Many pieces of artwork are known the world over, but this is less so with antique furniture. However, there is one bed that is quite famous and that is the Great Bed of Ware. Named for the town of Ware in Hertfordshire, England, this monster canopy bed was created by Jonas Fosbrooke sometime between 1590 and 1600. The giant bed was much larger than most beds of the era would have been at the time – double the size to be exact- and you may think that this was constructed for royalty or at least someone very rich. But, this bed was not designed for a high profile client. Instead it was intended to be a crowd-pleasing model. Unlike miniature versions of things taken door to door with the salesmen of yore, this mammoth piece was made so that anyone visiting the White Hart Inn in Ware would be able to nab a view of what was at the time a jaw-droppingly large bed. It was a spectacle to draw customers to the inn and it worked well.

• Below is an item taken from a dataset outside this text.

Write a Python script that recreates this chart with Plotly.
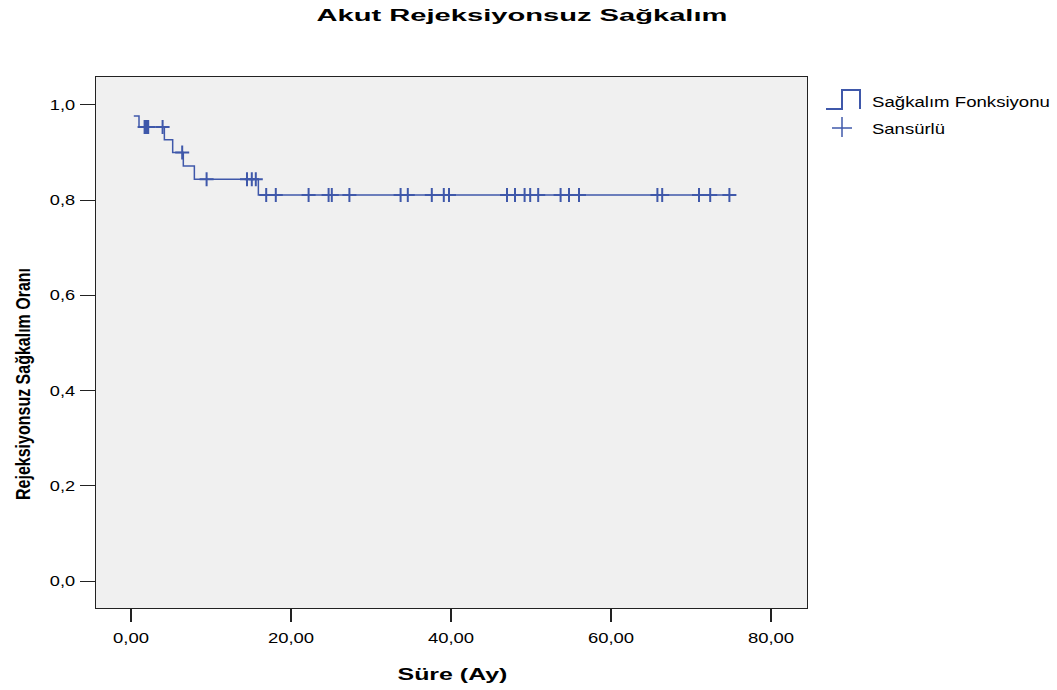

Descriptions of the era tell of 8 people sleeping in this bed. Co-sleeping at inns during this period was not uncommon for those without great fortunes. To stay in an inn at all was a great luxury and when you got there and requested a bed for the night you might well have been sleeping right next to a stranger in a bed (if you were lucky) or on a pallet of straw on the floor.
Beds of this caliber were uncommon since most people would not have been able to afford a carved oak, 4-poster bed like this one, nor the exquisite linens for the bedding and the bed curtains. All of these things was a great show of wealth and opulence that regular families could never obtain.
The Great Bed of Ware, since it was slept in my many people, has been carved with the initials of travelers over the centuries. Not only was it a target for graffiti, the bed also gained a reputation as being a place of mischief and even bawdy goings on.
The bed was referenced in Shakespeare’s Twelfth Nightas well as being mentioned by Lord Byron and Charles Dickens in their writings. Today the bed, kitted out with fine, reproduction linens, is housed at the Victoria & Albert Museum in London, where it attracts many visitors each year.